**COLLECTED DATA**
:::::

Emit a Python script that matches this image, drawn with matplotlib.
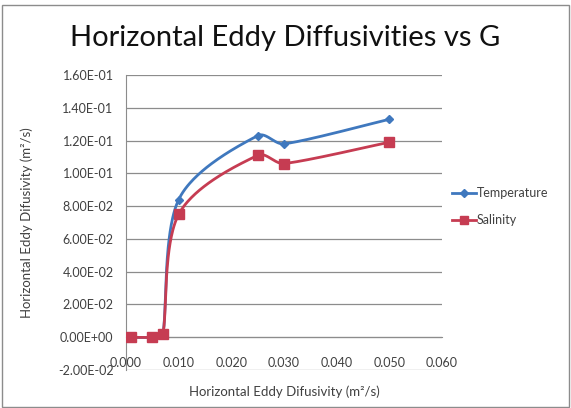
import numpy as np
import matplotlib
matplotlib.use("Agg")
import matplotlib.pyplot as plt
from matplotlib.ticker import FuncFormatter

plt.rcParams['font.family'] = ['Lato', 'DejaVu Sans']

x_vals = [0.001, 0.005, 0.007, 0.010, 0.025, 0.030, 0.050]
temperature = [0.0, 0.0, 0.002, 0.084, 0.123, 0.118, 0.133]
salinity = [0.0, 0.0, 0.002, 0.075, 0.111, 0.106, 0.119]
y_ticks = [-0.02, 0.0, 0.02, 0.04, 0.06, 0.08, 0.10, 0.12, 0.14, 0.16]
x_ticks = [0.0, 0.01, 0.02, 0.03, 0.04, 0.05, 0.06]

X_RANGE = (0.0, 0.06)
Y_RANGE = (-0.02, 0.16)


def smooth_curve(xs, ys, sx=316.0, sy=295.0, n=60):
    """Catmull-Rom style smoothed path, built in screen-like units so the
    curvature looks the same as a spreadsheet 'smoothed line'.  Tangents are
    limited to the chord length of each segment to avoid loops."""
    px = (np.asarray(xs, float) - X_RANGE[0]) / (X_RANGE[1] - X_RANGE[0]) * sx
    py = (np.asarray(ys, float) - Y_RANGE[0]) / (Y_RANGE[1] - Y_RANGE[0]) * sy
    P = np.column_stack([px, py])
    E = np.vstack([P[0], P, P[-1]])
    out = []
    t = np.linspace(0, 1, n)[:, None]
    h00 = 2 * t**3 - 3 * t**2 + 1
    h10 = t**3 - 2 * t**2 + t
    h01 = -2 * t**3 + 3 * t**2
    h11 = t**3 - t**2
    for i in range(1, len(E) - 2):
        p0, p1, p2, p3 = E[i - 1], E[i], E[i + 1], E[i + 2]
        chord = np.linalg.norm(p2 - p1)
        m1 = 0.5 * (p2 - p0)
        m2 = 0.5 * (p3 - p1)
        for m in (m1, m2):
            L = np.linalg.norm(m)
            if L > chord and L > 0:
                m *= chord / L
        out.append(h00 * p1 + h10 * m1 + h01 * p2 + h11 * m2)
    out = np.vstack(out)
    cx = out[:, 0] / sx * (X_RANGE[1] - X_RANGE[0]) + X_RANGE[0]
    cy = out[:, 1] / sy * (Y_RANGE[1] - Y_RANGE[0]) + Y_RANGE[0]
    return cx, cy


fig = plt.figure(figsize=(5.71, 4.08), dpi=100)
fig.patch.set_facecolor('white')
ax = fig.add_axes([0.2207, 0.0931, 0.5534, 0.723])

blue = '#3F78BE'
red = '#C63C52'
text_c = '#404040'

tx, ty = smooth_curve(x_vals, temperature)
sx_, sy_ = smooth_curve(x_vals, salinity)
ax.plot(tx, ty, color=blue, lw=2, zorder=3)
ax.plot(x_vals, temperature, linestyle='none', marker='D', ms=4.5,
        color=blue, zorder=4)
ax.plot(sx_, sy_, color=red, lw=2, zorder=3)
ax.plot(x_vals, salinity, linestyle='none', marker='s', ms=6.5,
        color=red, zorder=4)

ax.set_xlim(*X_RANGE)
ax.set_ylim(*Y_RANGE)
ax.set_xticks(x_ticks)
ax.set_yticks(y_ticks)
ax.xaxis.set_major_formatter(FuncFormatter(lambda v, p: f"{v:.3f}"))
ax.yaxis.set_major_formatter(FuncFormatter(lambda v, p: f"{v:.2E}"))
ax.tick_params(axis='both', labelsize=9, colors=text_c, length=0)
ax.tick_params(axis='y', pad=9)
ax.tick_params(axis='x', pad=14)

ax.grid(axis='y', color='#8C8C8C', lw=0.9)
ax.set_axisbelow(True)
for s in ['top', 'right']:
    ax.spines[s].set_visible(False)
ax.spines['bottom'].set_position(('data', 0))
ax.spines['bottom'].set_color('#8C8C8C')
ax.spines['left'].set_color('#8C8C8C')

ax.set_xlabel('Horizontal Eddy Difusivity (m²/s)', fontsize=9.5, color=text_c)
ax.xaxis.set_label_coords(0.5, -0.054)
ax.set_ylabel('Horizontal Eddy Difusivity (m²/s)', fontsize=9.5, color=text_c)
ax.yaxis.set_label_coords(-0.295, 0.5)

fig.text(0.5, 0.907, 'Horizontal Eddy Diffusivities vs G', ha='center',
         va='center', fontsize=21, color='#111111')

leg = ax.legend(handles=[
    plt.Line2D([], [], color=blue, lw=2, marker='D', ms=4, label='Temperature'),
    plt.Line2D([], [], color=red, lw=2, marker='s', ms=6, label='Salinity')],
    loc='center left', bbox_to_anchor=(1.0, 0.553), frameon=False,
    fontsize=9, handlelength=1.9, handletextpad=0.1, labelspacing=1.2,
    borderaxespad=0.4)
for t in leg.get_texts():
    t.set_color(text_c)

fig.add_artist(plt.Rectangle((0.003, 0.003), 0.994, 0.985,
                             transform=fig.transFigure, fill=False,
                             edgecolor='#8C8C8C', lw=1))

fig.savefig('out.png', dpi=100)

:::::

**WHAT YOU WILL DO**
Reproduce only the lines from the beginning of the data through the line that contains "ax = fig.add_axes([0.2207, 0.0931, 0.5534, 0.723])", both included, and please drop the pictures.

**FULL ANSWER**
Emit a Python script that matches this image, drawn with matplotlib.
import numpy as np
import matplotlib
matplotlib.use("Agg")
import matplotlib.pyplot as plt
from matplotlib.ticker import FuncFormatter

plt.rcParams['font.family'] = ['Lato', 'DejaVu Sans']

x_vals = [0.001, 0.005, 0.007, 0.010, 0.025, 0.030, 0.050]
temperature = [0.0, 0.0, 0.002, 0.084, 0.123, 0.118, 0.133]
salinity = [0.0, 0.0, 0.002, 0.075, 0.111, 0.106, 0.119]
y_ticks = [-0.02, 0.0, 0.02, 0.04, 0.06, 0.08, 0.10, 0.12, 0.14, 0.16]
x_ticks = [0.0, 0.01, 0.02, 0.03, 0.04, 0.05, 0.06]

X_RANGE = (0.0, 0.06)
Y_RANGE = (-0.02, 0.16)


def smooth_curve(xs, ys, sx=316.0, sy=295.0, n=60):
    """Catmull-Rom style smoothed path, built in screen-like units so the
    curvature looks the same as a spreadsheet 'smoothed line'.  Tangents are
    limited to the chord length of each segment to avoid loops."""
    px = (np.asarray(xs, float) - X_RANGE[0]) / (X_RANGE[1] - X_RANGE[0]) * sx
    py = (np.asarray(ys, float) - Y_RANGE[0]) / (Y_RANGE[1] - Y_RANGE[0]) * sy
    P = np.column_stack([px, py])
    E = np.vstack([P[0], P, P[-1]])
    out = []
    t = np.linspace(0, 1, n)[:, None]
    h00 = 2 * t**3 - 3 * t**2 + 1
    h10 = t**3 - 2 * t**2 + t
    h01 = -2 * t**3 + 3 * t**2
    h11 = t**3 - t**2
    for i in range(1, len(E) - 2):
        p0, p1, p2, p3 = E[i - 1], E[i], E[i + 1], E[i + 2]
        chord = np.linalg.norm(p2 - p1)
        m1 = 0.5 * (p2 - p0)
        m2 = 0.5 * (p3 - p1)
        for m in (m1, m2):
            L = np.linalg.norm(m)
            if L > chord and L > 0:
                m *= chord / L
        out.append(h00 * p1 + h10 * m1 + h01 * p2 + h11 * m2)
    out = np.vstack(out)
    cx = out[:, 0] / sx * (X_RANGE[1] - X_RANGE[0]) + X_RANGE[0]
    cy = out[:, 1] / sy * (Y_RANGE[1] - Y_RANGE[0]) + Y_RANGE[0]
    return cx, cy


fig = plt.figure(figsize=(5.71, 4.08), dpi=100)
fig.patch.set_facecolor('white')
ax = fig.add_axes([0.2207, 0.0931, 0.5534, 0.723])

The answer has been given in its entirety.